Eric Ries stressed the importance of this point that Science is repeating since a long time ago and even put it on different words: validate learning.

Since hypothesis can be right or wrong, you have to check them and be prepared to fail.

But like a ball being pressed under the water that once released jumps up on the air instead of reaching the balance at the flotation level, we have overreacted. More than once, teams have celebrated failure with the pretext that "we are learning!!".

Failure is not something to celebrate.

Fail fast. Fail often. And more similar statements have been spread in Agile / Lean communities. They are right. But we have forgotten one of the most important aspects of any experiment: do it in small scale.

If failure is an option, you do not want to do it in large. You want to fail Small.

Indeed, when you work Lean / Agile, there is no room for big failures. You do things incrementally and each increment is only big enough, as long as you have a reasonable certainty of success. Otherwise, you scale down. You slice the elephant.

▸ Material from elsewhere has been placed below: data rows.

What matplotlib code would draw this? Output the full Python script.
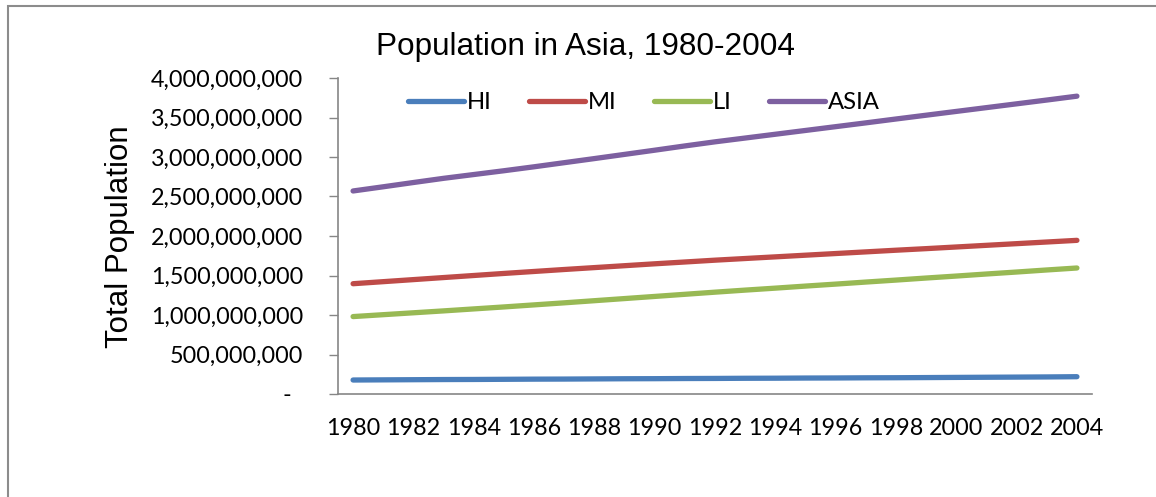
"""
plot.py
Line chart of total population in Asia by income group, 1980-2004.
Writes out.png (1156x497).
"""

import matplotlib
matplotlib.use("Agg")
import matplotlib.pyplot as plt
from matplotlib.patches import Rectangle
from matplotlib.ticker import FixedLocator, FuncFormatter

# --- data (millions of people) ---
years = list(range(1980, 2005))
hi = [177, 179, 181, 183, 184, 186, 188, 189, 191, 193, 194, 196, 197,
      199, 200, 202, 203, 205, 206, 208, 210, 212, 214, 216, 219]
mi = [1396, 1422, 1448, 1474, 1500, 1526, 1551, 1576, 1600, 1624, 1648, 1671,
      1694, 1715, 1736, 1757, 1778, 1799, 1820, 1840, 1861, 1882, 1903, 1924,
      1945]
li = [980, 1004, 1028, 1052, 1077, 1102, 1128, 1154, 1181, 1208, 1235, 1262,
      1289, 1315, 1340, 1366, 1391, 1417, 1442, 1468, 1493, 1519, 1544, 1570,
      1595]
asia = [2570, 2623, 2677, 2730, 2778, 2826, 2876, 2928, 2980, 3033, 3086, 3140,
        3192, 3240, 3288, 3336, 3384, 3432, 3481, 3529, 3577, 3625, 3673, 3721,
        3770]

series_names = ["HI", "MI", "LI", "ASIA"]
y_ticks = [0, 500_000_000, 1_000_000_000, 1_500_000_000, 2_000_000_000,
           2_500_000_000, 3_000_000_000, 3_500_000_000, 4_000_000_000]
x_tick_years = list(range(1980, 2005, 2))

title = "Population in Asia, 1980-2004"
y_label = "Total Population"

# --- palette ---
COLORS = ["#4A7EBB", "#BE4B48", "#98B954", "#7D60A0"]
AXIS_COLOR = "#868686"
FRAME_COLOR = "#8C8C8C"

W, H, DPI = 1156, 497, 100
TICK_FONT = "Lato"
TEXT_FONT = "Liberation Sans"


def _fmt_y(v, _pos):
    """Excel accounting style: zero shows as a dash."""
    if v == 0:
        return "-  "
    return f"{v:,.0f}"


fig = plt.figure(figsize=(W / DPI, H / DPI), dpi=DPI)
ax = fig.add_axes([338 / W, (H - 394) / H, 754 / W, 316 / H])

for name, vals, color in zip(series_names, [hi, mi, li, asia], COLORS):
    ax.plot(years, [v * 1_000_000 for v in vals], color=color, lw=3.8,
            solid_capstyle="round", label=name)

ax.set_xlim(1979.5, 2004.5)
ax.set_ylim(0, 4_000_000_000)
ax.yaxis.set_major_locator(FixedLocator(y_ticks))
ax.yaxis.set_major_formatter(FuncFormatter(_fmt_y))
ax.xaxis.set_major_locator(FixedLocator(x_tick_years))

for side in ("top", "right"):
    ax.spines[side].set_visible(False)
for side in ("left", "bottom"):
    ax.spines[side].set_color(AXIS_COLOR)
    ax.spines[side].set_linewidth(1.2)

ax.tick_params(axis="y", length=6.5, width=1.0, color=AXIS_COLOR, pad=18.5,
               labelsize=16.8)
ax.tick_params(axis="x", length=0, pad=17, labelsize=16.8)
for lab in ax.get_xticklabels() + ax.get_yticklabels():
    lab.set_fontfamily(TICK_FONT)

leg = ax.legend(loc="center left", bbox_to_anchor=(58 / 754, 0.921), ncol=4,
                frameon=False, borderpad=0, handlelength=2.35,
                handletextpad=0.12, columnspacing=1.56,
                prop={"family": TICK_FONT, "size": 17.2})
for line in leg.get_lines():
    line.set_linewidth(3.8)
    line.set_solid_capstyle("round")

fig.text(585 / W, (H - 47) / H, title, ha="center", va="center",
         fontsize=22.7, family=TEXT_FONT)
fig.text(120 / W, (H - 237) / H, y_label, ha="center", va="center",
         rotation=90, fontsize=22.5, family=TEXT_FONT)

# outer chart border (runs off the right and bottom edges)
fig.patches.append(Rectangle((8 / W, -0.1), 1.2, (H - 6) / H + 0.1,
                             transform=fig.transFigure, fill=False,
                             edgecolor=FRAME_COLOR, lw=1.5))

fig.savefig("out.png", dpi=DPI, facecolor="white")
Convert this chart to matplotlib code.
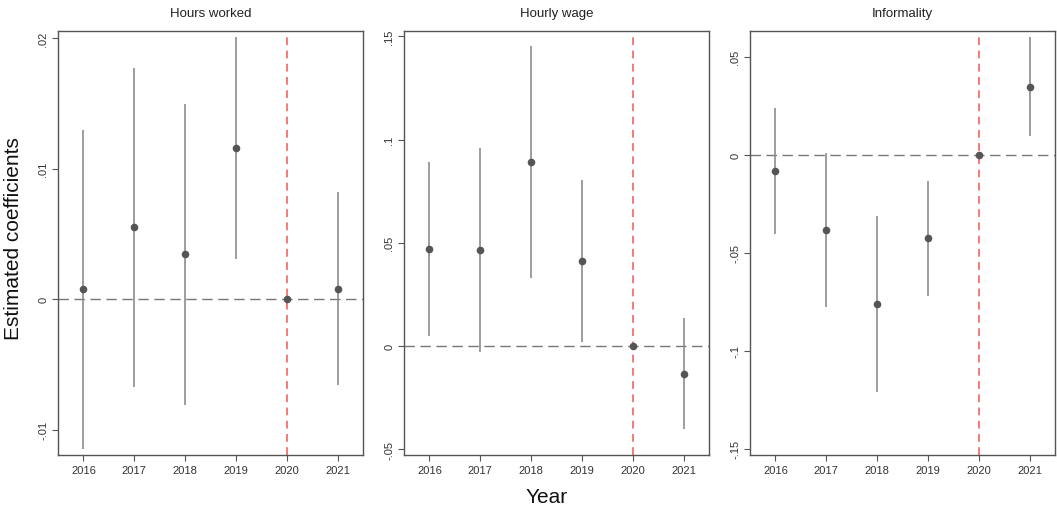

This is why the "S" (small) is the most important point. Because if you fail Small, then you can fail Often. You can try multiple hypothesis simultaneously. You can delay decisions, experiment and decide based on evidence.

Once you take a scientific approach, be ready also to leave out those hypothesis not confirmed. It doesn't matter how much you thought they should have worked. Try to learn why, how, all related variables and elaborate a new hypothesis. But regarding the original one, you better move Fast and have no delay in recognizing when something is not working and also move Fast to try something new, a better hypothesis.

The cycle is then closed once you Try again.

Every experiment should lead to success (the goal) or to a failure out of which you can learn how to refine your next experiment and reduce the universe of possible solutions.

That's it. So ... if you fail, do it Small, Often, Fast and Try again. Do it S.O.F.T.